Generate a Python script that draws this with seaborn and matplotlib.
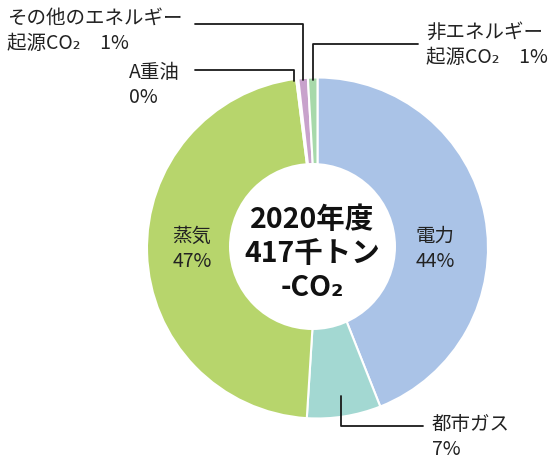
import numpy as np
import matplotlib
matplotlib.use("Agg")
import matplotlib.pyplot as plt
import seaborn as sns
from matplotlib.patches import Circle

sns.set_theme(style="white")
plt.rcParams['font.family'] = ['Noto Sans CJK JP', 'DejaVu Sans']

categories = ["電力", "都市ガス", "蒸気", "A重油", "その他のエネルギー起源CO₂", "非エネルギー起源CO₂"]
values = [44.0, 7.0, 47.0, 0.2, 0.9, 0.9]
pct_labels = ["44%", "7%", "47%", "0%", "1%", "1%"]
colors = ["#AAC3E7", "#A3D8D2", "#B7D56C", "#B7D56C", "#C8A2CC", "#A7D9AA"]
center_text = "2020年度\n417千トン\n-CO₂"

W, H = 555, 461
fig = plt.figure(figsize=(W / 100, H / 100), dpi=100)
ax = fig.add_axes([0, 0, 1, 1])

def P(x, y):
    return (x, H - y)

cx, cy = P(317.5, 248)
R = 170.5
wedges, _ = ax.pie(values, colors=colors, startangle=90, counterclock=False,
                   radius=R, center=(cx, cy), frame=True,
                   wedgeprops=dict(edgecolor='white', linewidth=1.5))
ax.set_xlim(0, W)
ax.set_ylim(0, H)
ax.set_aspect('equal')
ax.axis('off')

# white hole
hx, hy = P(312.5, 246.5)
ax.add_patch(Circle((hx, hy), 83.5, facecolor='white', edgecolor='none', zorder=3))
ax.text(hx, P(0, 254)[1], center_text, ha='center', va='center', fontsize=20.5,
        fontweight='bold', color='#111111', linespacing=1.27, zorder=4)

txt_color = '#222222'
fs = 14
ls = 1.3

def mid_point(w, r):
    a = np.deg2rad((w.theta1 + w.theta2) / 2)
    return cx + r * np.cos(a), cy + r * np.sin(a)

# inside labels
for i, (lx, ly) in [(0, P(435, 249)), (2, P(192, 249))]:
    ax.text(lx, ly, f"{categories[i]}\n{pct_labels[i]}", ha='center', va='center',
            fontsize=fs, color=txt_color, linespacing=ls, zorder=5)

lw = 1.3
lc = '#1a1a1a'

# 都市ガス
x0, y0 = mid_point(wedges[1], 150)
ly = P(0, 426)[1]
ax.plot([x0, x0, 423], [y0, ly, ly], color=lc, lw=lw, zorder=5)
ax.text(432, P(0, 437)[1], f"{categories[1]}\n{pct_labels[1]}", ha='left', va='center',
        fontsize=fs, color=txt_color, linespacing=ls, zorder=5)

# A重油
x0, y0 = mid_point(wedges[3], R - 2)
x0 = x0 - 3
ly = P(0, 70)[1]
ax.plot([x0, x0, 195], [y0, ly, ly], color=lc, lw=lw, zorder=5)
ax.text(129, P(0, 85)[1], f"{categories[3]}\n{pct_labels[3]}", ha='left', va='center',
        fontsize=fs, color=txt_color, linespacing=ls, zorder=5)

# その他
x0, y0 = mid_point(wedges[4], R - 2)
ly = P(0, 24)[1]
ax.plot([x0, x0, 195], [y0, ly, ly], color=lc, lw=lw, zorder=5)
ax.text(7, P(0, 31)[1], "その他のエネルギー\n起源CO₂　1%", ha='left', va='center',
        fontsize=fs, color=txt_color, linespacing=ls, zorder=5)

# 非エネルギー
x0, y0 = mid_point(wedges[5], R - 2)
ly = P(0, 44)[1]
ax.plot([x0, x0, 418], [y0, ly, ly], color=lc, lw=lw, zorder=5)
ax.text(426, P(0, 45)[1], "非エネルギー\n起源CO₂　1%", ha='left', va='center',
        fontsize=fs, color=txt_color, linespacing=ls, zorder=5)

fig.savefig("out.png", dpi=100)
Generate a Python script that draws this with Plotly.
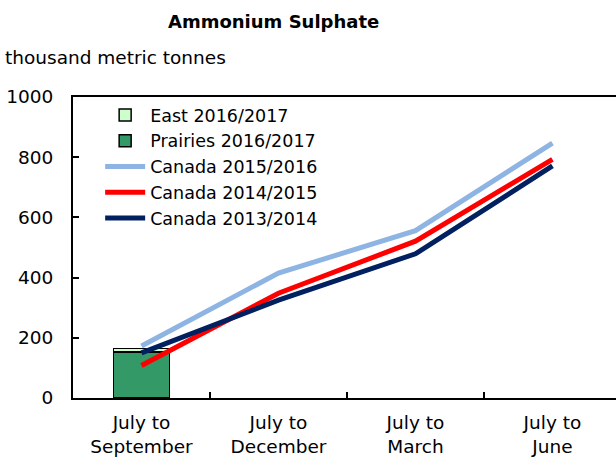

Problem to work on: Leave out the pictures and copy everything else in the records word for word.

The completed task:
Generate a Python script that draws this with seaborn and matplotlib.
import numpy as np
import matplotlib
matplotlib.use("Agg")
import matplotlib.pyplot as plt
import seaborn as sns
from matplotlib.patches import Circle

sns.set_theme(style="white")
plt.rcParams['font.family'] = ['Noto Sans CJK JP', 'DejaVu Sans']

categories = ["電力", "都市ガス", "蒸気", "A重油", "その他のエネルギー起源CO₂", "非エネルギー起源CO₂"]
values = [44.0, 7.0, 47.0, 0.2, 0.9, 0.9]
pct_labels = ["44%", "7%", "47%", "0%", "1%", "1%"]
colors = ["#AAC3E7", "#A3D8D2", "#B7D56C", "#B7D56C", "#C8A2CC", "#A7D9AA"]
center_text = "2020年度\n417千トン\n-CO₂"

W, H = 555, 461
fig = plt.figure(figsize=(W / 100, H / 100), dpi=100)
ax = fig.add_axes([0, 0, 1, 1])

def P(x, y):
    return (x, H - y)

cx, cy = P(317.5, 248)
R = 170.5
wedges, _ = ax.pie(values, colors=colors, startangle=90, counterclock=False,
                   radius=R, center=(cx, cy), frame=True,
                   wedgeprops=dict(edgecolor='white', linewidth=1.5))
ax.set_xlim(0, W)
ax.set_ylim(0, H)
ax.set_aspect('equal')
ax.axis('off')

# white hole
hx, hy = P(312.5, 246.5)
ax.add_patch(Circle((hx, hy), 83.5, facecolor='white', edgecolor='none', zorder=3))
ax.text(hx, P(0, 254)[1], center_text, ha='center', va='center', fontsize=20.5,
        fontweight='bold', color='#111111', linespacing=1.27, zorder=4)

txt_color = '#222222'
fs = 14
ls = 1.3

def mid_point(w, r):
    a = np.deg2rad((w.theta1 + w.theta2) / 2)
    return cx + r * np.cos(a), cy + r * np.sin(a)

# inside labels
for i, (lx, ly) in [(0, P(435, 249)), (2, P(192, 249))]:
    ax.text(lx, ly, f"{categories[i]}\n{pct_labels[i]}", ha='center', va='center',
            fontsize=fs, color=txt_color, linespacing=ls, zorder=5)

lw = 1.3
lc = '#1a1a1a'

# 都市ガス
x0, y0 = mid_point(wedges[1], 150)
ly = P(0, 426)[1]
ax.plot([x0, x0, 423], [y0, ly, ly], color=lc, lw=lw, zorder=5)
ax.text(432, P(0, 437)[1], f"{categories[1]}\n{pct_labels[1]}", ha='left', va='center',
        fontsize=fs, color=txt_color, linespacing=ls, zorder=5)

# A重油
x0, y0 = mid_point(wedges[3], R - 2)
x0 = x0 - 3
ly = P(0, 70)[1]
ax.plot([x0, x0, 195], [y0, ly, ly], color=lc, lw=lw, zorder=5)
ax.text(129, P(0, 85)[1], f"{categories[3]}\n{pct_labels[3]}", ha='left', va='center',
        fontsize=fs, color=txt_color, linespacing=ls, zorder=5)

# その他
x0, y0 = mid_point(wedges[4], R - 2)
ly = P(0, 24)[1]
ax.plot([x0, x0, 195], [y0, ly, ly], color=lc, lw=lw, zorder=5)
ax.text(7, P(0, 31)[1], "その他のエネルギー\n起源CO₂　1%", ha='left', va='center',
        fontsize=fs, color=txt_color, linespacing=ls, zorder=5)

# 非エネルギー
x0, y0 = mid_point(wedges[5], R - 2)
ly = P(0, 44)[1]
ax.plot([x0, x0, 418], [y0, ly, ly], color=lc, lw=lw, zorder=5)
ax.text(426, P(0, 45)[1], "非エネルギー\n起源CO₂　1%", ha='left', va='center',
        fontsize=fs, color=txt_color, linespacing=ls, zorder=5)

fig.savefig("out.png", dpi=100)
Generate a Python script that draws this with Plotly.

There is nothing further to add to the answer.